Ich frage: „Wieso ist das denn so wichtig?“ 

Daraufhin schweigt der Mann und erst jetzt schaue ich ihn richtig an. Sein Gesicht ist von tiefen Falten durchzogen, die Bartstoppeln am Kinn schimmern silbern. Ich versuche zu erklären, wieso Deutsche sich nicht gerne als Arier bezeichnen, dass Hitler damit nämlich sagen wollte, dass Arier, dass die Deutschen, höher gestellt sind als andere, dass er deshalb viele Menschen getötet hat.

„Sehr viele“ nickt er, während wir die Felezibrücke überqueren und eine Weile über das von der Sonne ausgetrocknete, aufgesprungene Flussbett fahren. 

„Saddam, Hitler, IS. Alle töten Menschen, alle sind gleich,“ schiebt er hinterher. Ich sage, dass es dabei doch immer darum geht, die anderen als minderwertig zu betrachten, dass so der Krieg ist. 

„Ja“, sagt er „dabei macht es doch keinen Unterschied. Ich bin Muslim, du bist Christin, bist du Christin? Dann gibt es Leute, die sind Juden und niemand hat es sich ausgesucht. Die Menschlichkeit ist wichtig, das ist alles. Hier gibt es keine Menschlichkeit.“ 

„Im Iran? Die Regierung oder die Menschen, wo fehlt die Menschlichkeit?“ 

„Die Regierung, die sagt: du musst Muslim sein, du musst Schiit sein, Sunniten sind schlecht. Das musst du auch alles denken. Mein Sohn ist fertig mit dem Studium, wenn er Arbeiten will muss er allem Zustimmen, was die Regierung macht, er muss Muslim sein und Schiit und die Regierung unterstützen, muss zum Militär gehen. Ich selber war im Irak-Krieg. Ein Jahr lang.
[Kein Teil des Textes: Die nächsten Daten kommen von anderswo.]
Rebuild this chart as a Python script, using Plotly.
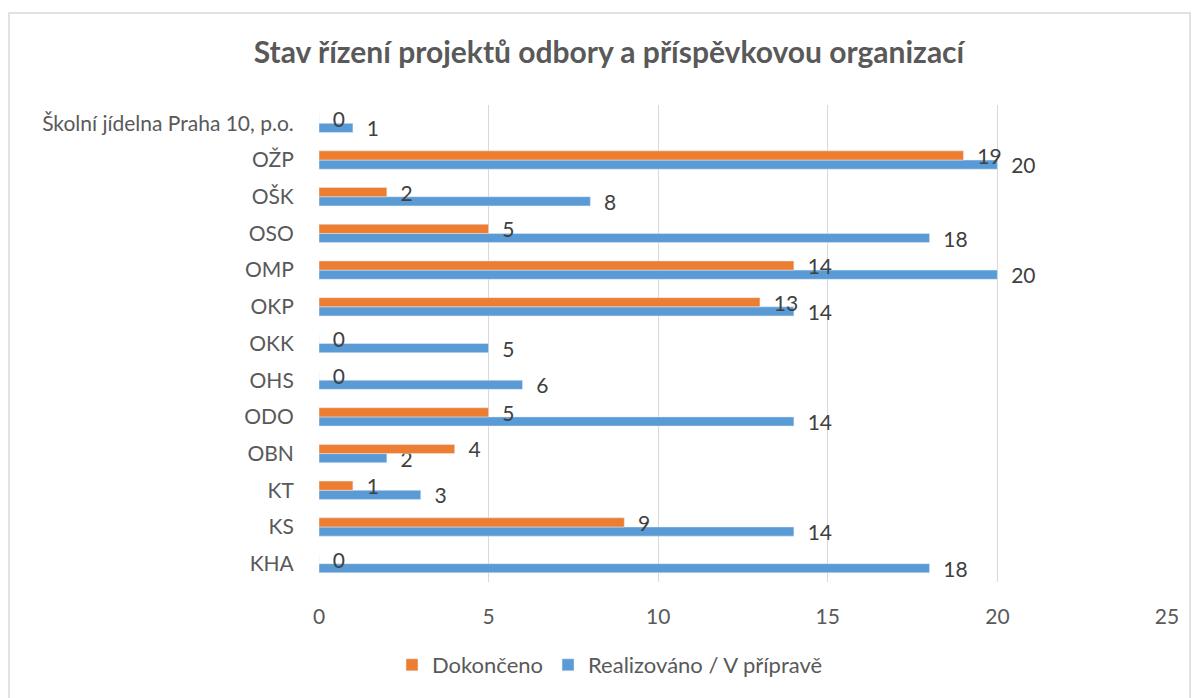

Ich bin Flugzeug geflogen“, erzählt mir mein Snapp-Fahrer, während wir in die Nazar-Gharbi einbiegen, ich bin fast zu Hause. 

Erst beim Aussteigen schauen wir uns in die Augen und verabschieden uns herzlich: 

„Mögen sie einen guten Tag haben.“ „Mögen sie Erfolg haben.“ „Gott beschütze sie".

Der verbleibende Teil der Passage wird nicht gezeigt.